■ Prompt
Repeat the material exactly, every line of it.

■ Information provided
────────────────

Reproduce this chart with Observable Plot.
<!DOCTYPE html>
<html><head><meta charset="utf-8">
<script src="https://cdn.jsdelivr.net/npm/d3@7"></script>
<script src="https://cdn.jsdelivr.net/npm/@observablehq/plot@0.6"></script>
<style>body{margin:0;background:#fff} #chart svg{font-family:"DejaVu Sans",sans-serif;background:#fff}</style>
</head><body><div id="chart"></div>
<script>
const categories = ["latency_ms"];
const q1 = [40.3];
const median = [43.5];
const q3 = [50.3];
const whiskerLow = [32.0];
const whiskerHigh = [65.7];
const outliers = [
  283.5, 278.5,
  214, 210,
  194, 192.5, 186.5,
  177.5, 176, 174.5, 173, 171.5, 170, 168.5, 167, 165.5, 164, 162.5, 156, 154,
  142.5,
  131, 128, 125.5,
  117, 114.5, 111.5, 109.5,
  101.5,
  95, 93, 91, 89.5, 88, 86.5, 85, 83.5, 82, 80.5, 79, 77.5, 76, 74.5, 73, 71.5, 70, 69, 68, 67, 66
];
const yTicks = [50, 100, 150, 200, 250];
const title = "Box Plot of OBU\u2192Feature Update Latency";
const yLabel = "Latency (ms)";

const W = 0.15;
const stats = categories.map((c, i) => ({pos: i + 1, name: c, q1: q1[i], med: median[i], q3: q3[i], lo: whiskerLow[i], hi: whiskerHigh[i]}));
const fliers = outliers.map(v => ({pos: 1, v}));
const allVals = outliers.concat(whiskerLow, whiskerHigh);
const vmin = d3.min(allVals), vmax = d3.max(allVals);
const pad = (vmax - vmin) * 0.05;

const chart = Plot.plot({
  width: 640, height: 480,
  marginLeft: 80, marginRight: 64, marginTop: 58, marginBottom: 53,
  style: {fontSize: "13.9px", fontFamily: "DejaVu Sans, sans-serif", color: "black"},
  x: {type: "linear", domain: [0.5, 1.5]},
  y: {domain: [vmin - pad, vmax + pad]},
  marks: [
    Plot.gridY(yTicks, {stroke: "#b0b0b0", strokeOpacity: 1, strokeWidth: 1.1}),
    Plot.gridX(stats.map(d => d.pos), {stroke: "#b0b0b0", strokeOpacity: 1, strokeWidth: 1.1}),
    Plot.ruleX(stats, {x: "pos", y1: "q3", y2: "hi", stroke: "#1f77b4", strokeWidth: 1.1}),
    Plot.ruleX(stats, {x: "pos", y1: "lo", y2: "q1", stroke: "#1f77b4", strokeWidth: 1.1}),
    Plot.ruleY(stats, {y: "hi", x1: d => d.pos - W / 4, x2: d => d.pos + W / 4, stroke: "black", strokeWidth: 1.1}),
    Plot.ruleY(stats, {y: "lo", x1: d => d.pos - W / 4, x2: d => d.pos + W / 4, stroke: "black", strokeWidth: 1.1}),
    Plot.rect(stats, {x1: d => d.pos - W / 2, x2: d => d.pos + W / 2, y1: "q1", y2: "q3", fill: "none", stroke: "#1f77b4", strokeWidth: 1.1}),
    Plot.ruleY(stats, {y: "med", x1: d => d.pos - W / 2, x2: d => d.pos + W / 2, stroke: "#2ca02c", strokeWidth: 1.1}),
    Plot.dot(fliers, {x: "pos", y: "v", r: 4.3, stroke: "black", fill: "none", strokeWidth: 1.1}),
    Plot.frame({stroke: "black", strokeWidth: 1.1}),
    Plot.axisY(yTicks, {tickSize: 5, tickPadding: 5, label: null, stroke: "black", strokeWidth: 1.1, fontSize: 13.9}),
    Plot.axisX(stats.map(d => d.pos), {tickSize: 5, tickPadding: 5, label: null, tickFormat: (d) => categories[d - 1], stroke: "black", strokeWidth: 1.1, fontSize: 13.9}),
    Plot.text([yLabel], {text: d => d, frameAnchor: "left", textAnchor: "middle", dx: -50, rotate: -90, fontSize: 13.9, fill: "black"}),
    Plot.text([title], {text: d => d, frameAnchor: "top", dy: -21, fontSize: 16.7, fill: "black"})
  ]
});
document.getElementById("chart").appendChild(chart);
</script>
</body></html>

────────────────

■ Problem solution
Reproduce this chart with Observable Plot.
<!DOCTYPE html>
<html><head><meta charset="utf-8">
<script src="https://cdn.jsdelivr.net/npm/d3@7"></script>
<script src="https://cdn.jsdelivr.net/npm/@observablehq/plot@0.6"></script>
<style>body{margin:0;background:#fff} #chart svg{font-family:"DejaVu Sans",sans-serif;background:#fff}</style>
</head><body><div id="chart"></div>
<script>
const categories = ["latency_ms"];
const q1 = [40.3];
const median = [43.5];
const q3 = [50.3];
const whiskerLow = [32.0];
const whiskerHigh = [65.7];
const outliers = [
  283.5, 278.5,
  214, 210,
  194, 192.5, 186.5,
  177.5, 176, 174.5, 173, 171.5, 170, 168.5, 167, 165.5, 164, 162.5, 156, 154,
  142.5,
  131, 128, 125.5,
  117, 114.5, 111.5, 109.5,
  101.5,
  95, 93, 91, 89.5, 88, 86.5, 85, 83.5, 82, 80.5, 79, 77.5, 76, 74.5, 73, 71.5, 70, 69, 68, 67, 66
];
const yTicks = [50, 100, 150, 200, 250];
const title = "Box Plot of OBU\u2192Feature Update Latency";
const yLabel = "Latency (ms)";

const W = 0.15;
const stats = categories.map((c, i) => ({pos: i + 1, name: c, q1: q1[i], med: median[i], q3: q3[i], lo: whiskerLow[i], hi: whiskerHigh[i]}));
const fliers = outliers.map(v => ({pos: 1, v}));
const allVals = outliers.concat(whiskerLow, whiskerHigh);
const vmin = d3.min(allVals), vmax = d3.max(allVals);
const pad = (vmax - vmin) * 0.05;

const chart = Plot.plot({
  width: 640, height: 480,
  marginLeft: 80, marginRight: 64, marginTop: 58, marginBottom: 53,
  style: {fontSize: "13.9px", fontFamily: "DejaVu Sans, sans-serif", color: "black"},
  x: {type: "linear", domain: [0.5, 1.5]},
  y: {domain: [vmin - pad, vmax + pad]},
  marks: [
    Plot.gridY(yTicks, {stroke: "#b0b0b0", strokeOpacity: 1, strokeWidth: 1.1}),
    Plot.gridX(stats.map(d => d.pos), {stroke: "#b0b0b0", strokeOpacity: 1, strokeWidth: 1.1}),
    Plot.ruleX(stats, {x: "pos", y1: "q3", y2: "hi", stroke: "#1f77b4", strokeWidth: 1.1}),
    Plot.ruleX(stats, {x: "pos", y1: "lo", y2: "q1", stroke: "#1f77b4", strokeWidth: 1.1}),
    Plot.ruleY(stats, {y: "hi", x1: d => d.pos - W / 4, x2: d => d.pos + W / 4, stroke: "black", strokeWidth: 1.1}),
    Plot.ruleY(stats, {y: "lo", x1: d => d.pos - W / 4, x2: d => d.pos + W / 4, stroke: "black", strokeWidth: 1.1}),
    Plot.rect(stats, {x1: d => d.pos - W / 2, x2: d => d.pos + W / 2, y1: "q1", y2: "q3", fill: "none", stroke: "#1f77b4", strokeWidth: 1.1}),
    Plot.ruleY(stats, {y: "med", x1: d => d.pos - W / 2, x2: d => d.pos + W / 2, stroke: "#2ca02c", strokeWidth: 1.1}),
    Plot.dot(fliers, {x: "pos", y: "v", r: 4.3, stroke: "black", fill: "none", strokeWidth: 1.1}),
    Plot.frame({stroke: "black", strokeWidth: 1.1}),
    Plot.axisY(yTicks, {tickSize: 5, tickPadding: 5, label: null, stroke: "black", strokeWidth: 1.1, fontSize: 13.9}),
    Plot.axisX(stats.map(d => d.pos), {tickSize: 5, tickPadding: 5, label: null, tickFormat: (d) => categories[d - 1], stroke: "black", strokeWidth: 1.1, fontSize: 13.9}),
    Plot.text([yLabel], {text: d => d, frameAnchor: "left", textAnchor: "middle", dx: -50, rotate: -90, fontSize: 13.9, fill: "black"}),
    Plot.text([title], {text: d => d, frameAnchor: "top", dy: -21, fontSize: 16.7, fill: "black"})
  ]
});
document.getElementById("chart").appendChild(chart);
</script>
</body></html>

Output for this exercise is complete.